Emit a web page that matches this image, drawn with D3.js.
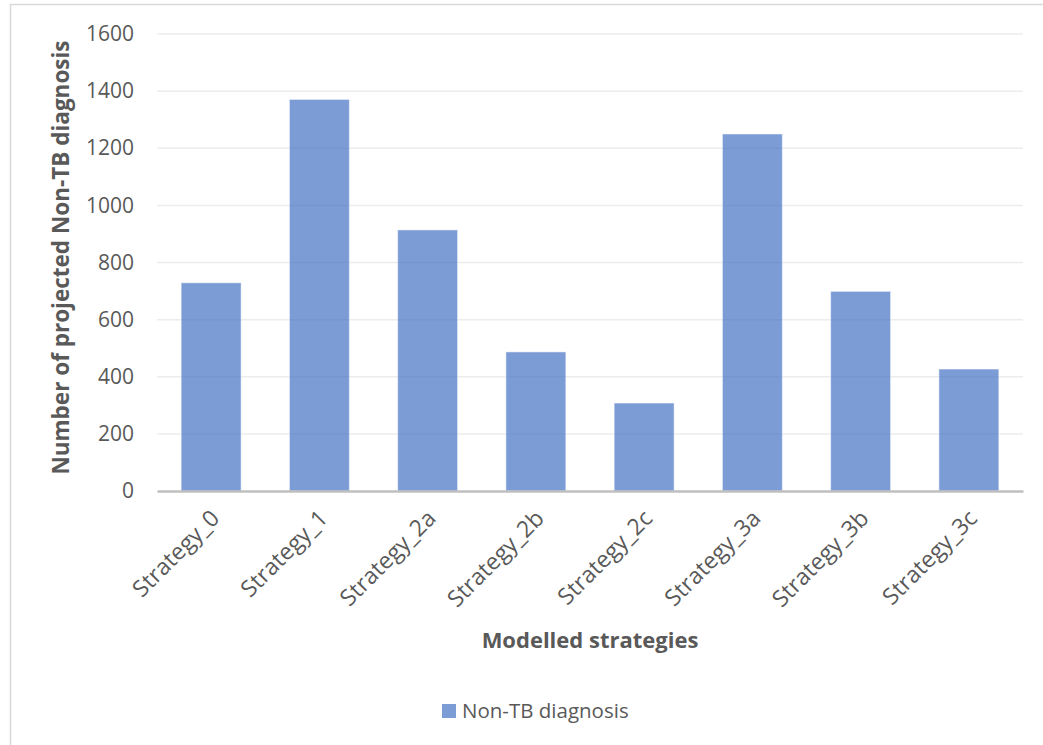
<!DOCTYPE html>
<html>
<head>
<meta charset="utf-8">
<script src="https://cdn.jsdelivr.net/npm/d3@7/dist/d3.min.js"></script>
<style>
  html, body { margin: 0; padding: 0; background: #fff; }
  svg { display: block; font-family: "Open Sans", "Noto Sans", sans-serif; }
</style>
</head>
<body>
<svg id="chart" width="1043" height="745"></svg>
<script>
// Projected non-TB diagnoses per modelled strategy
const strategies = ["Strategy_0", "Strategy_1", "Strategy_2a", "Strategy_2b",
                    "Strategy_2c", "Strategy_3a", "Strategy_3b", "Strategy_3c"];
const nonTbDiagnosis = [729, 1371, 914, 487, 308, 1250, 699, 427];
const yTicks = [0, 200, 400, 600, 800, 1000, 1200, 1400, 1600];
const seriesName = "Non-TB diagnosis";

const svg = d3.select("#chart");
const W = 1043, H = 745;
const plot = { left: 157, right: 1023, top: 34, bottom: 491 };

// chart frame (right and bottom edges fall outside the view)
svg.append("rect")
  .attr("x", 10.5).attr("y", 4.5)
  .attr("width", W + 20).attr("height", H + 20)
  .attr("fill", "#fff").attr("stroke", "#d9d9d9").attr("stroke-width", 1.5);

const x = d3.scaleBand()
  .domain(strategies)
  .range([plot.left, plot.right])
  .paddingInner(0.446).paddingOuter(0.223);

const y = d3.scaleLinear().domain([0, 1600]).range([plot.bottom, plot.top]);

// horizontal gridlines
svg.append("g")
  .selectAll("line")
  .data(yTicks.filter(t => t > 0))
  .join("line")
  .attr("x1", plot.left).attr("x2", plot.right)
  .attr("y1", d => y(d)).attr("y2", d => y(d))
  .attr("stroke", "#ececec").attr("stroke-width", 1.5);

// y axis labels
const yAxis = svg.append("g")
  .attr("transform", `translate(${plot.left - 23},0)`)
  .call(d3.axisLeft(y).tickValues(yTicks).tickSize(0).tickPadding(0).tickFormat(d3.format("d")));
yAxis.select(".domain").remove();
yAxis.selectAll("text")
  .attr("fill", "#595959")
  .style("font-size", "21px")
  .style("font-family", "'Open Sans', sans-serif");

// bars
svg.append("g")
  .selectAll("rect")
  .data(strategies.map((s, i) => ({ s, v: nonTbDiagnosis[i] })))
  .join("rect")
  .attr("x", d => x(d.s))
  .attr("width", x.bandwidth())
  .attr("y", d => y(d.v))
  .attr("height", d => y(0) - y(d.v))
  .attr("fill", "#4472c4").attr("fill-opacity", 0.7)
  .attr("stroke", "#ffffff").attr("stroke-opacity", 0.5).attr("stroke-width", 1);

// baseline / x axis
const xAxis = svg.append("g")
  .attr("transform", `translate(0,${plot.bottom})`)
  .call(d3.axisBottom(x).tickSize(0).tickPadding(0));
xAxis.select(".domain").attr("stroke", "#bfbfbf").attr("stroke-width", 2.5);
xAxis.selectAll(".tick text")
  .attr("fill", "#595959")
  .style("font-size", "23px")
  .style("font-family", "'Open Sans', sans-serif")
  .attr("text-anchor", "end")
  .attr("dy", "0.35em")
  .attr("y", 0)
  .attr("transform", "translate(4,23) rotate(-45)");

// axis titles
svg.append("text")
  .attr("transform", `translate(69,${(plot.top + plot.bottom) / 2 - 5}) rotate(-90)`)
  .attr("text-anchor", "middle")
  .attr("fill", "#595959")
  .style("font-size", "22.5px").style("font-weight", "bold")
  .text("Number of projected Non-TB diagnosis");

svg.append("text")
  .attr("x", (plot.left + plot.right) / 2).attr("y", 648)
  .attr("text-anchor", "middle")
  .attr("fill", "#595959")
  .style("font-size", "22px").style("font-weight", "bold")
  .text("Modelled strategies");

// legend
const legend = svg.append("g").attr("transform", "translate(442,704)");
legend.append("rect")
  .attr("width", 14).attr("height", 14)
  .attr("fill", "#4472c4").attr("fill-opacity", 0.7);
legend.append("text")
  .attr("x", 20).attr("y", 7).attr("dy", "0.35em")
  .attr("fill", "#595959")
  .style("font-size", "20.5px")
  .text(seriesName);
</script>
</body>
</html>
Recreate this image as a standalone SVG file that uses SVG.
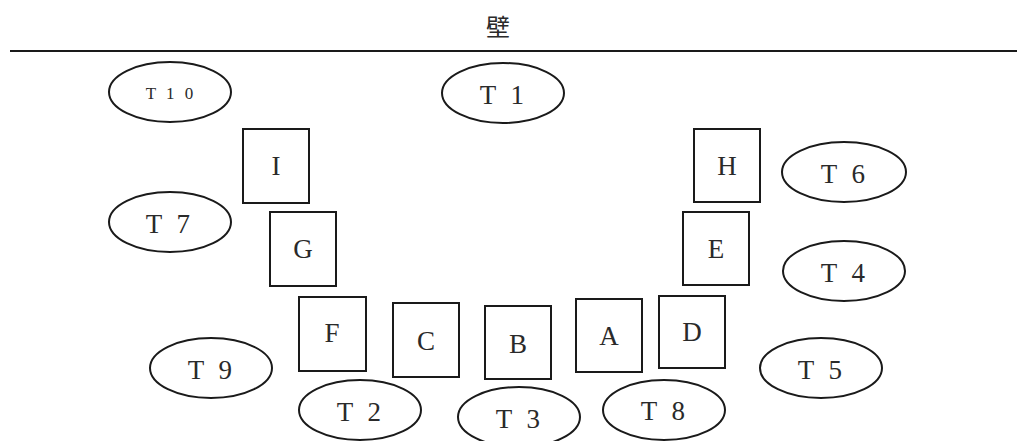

## AIM OF THE TASK:
Give back every line exactly as it stands, pictures excluded.

## TASK OUTPUT:
Emit a web page that matches this image, drawn with D3.js.
<!DOCTYPE html>
<html>
<head>
<meta charset="utf-8">
<script src="https://cdn.jsdelivr.net/npm/d3@7/dist/d3.min.js"></script>
<style>
  html, body { margin: 0; padding: 0; background: #fff; }
  svg { display: block; font-family: "Open Sans", "Noto Sans", sans-serif; }
</style>
</head>
<body>
<svg id="chart" width="1043" height="745"></svg>
<script>
// Projected non-TB diagnoses per modelled strategy
const strategies = ["Strategy_0", "Strategy_1", "Strategy_2a", "Strategy_2b",
                    "Strategy_2c", "Strategy_3a", "Strategy_3b", "Strategy_3c"];
const nonTbDiagnosis = [729, 1371, 914, 487, 308, 1250, 699, 427];
const yTicks = [0, 200, 400, 600, 800, 1000, 1200, 1400, 1600];
const seriesName = "Non-TB diagnosis";

const svg = d3.select("#chart");
const W = 1043, H = 745;
const plot = { left: 157, right: 1023, top: 34, bottom: 491 };

// chart frame (right and bottom edges fall outside the view)
svg.append("rect")
  .attr("x", 10.5).attr("y", 4.5)
  .attr("width", W + 20).attr("height", H + 20)
  .attr("fill", "#fff").attr("stroke", "#d9d9d9").attr("stroke-width", 1.5);

const x = d3.scaleBand()
  .domain(strategies)
  .range([plot.left, plot.right])
  .paddingInner(0.446).paddingOuter(0.223);

const y = d3.scaleLinear().domain([0, 1600]).range([plot.bottom, plot.top]);

// horizontal gridlines
svg.append("g")
  .selectAll("line")
  .data(yTicks.filter(t => t > 0))
  .join("line")
  .attr("x1", plot.left).attr("x2", plot.right)
  .attr("y1", d => y(d)).attr("y2", d => y(d))
  .attr("stroke", "#ececec").attr("stroke-width", 1.5);

// y axis labels
const yAxis = svg.append("g")
  .attr("transform", `translate(${plot.left - 23},0)`)
  .call(d3.axisLeft(y).tickValues(yTicks).tickSize(0).tickPadding(0).tickFormat(d3.format("d")));
yAxis.select(".domain").remove();
yAxis.selectAll("text")
  .attr("fill", "#595959")
  .style("font-size", "21px")
  .style("font-family", "'Open Sans', sans-serif");

// bars
svg.append("g")
  .selectAll("rect")
  .data(strategies.map((s, i) => ({ s, v: nonTbDiagnosis[i] })))
  .join("rect")
  .attr("x", d => x(d.s))
  .attr("width", x.bandwidth())
  .attr("y", d => y(d.v))
  .attr("height", d => y(0) - y(d.v))
  .attr("fill", "#4472c4").attr("fill-opacity", 0.7)
  .attr("stroke", "#ffffff").attr("stroke-opacity", 0.5).attr("stroke-width", 1);

// baseline / x axis
const xAxis = svg.append("g")
  .attr("transform", `translate(0,${plot.bottom})`)
  .call(d3.axisBottom(x).tickSize(0).tickPadding(0));
xAxis.select(".domain").attr("stroke", "#bfbfbf").attr("stroke-width", 2.5);
xAxis.selectAll(".tick text")
  .attr("fill", "#595959")
  .style("font-size", "23px")
  .style("font-family", "'Open Sans', sans-serif")
  .attr("text-anchor", "end")
  .attr("dy", "0.35em")
  .attr("y", 0)
  .attr("transform", "translate(4,23) rotate(-45)");

// axis titles
svg.append("text")
  .attr("transform", `translate(69,${(plot.top + plot.bottom) / 2 - 5}) rotate(-90)`)
  .attr("text-anchor", "middle")
  .attr("fill", "#595959")
  .style("font-size", "22.5px").style("font-weight", "bold")
  .text("Number of projected Non-TB diagnosis");

svg.append("text")
  .attr("x", (plot.left + plot.right) / 2).attr("y", 648)
  .attr("text-anchor", "middle")
  .attr("fill", "#595959")
  .style("font-size", "22px").style("font-weight", "bold")
  .text("Modelled strategies");

// legend
const legend = svg.append("g").attr("transform", "translate(442,704)");
legend.append("rect")
  .attr("width", 14).attr("height", 14)
  .attr("fill", "#4472c4").attr("fill-opacity", 0.7);
legend.append("text")
  .attr("x", 20).attr("y", 7).attr("dy", "0.35em")
  .attr("fill", "#595959")
  .style("font-size", "20.5px")
  .text(seriesName);
</script>
</body>
</html>
Recreate this image as a standalone SVG file that uses SVG.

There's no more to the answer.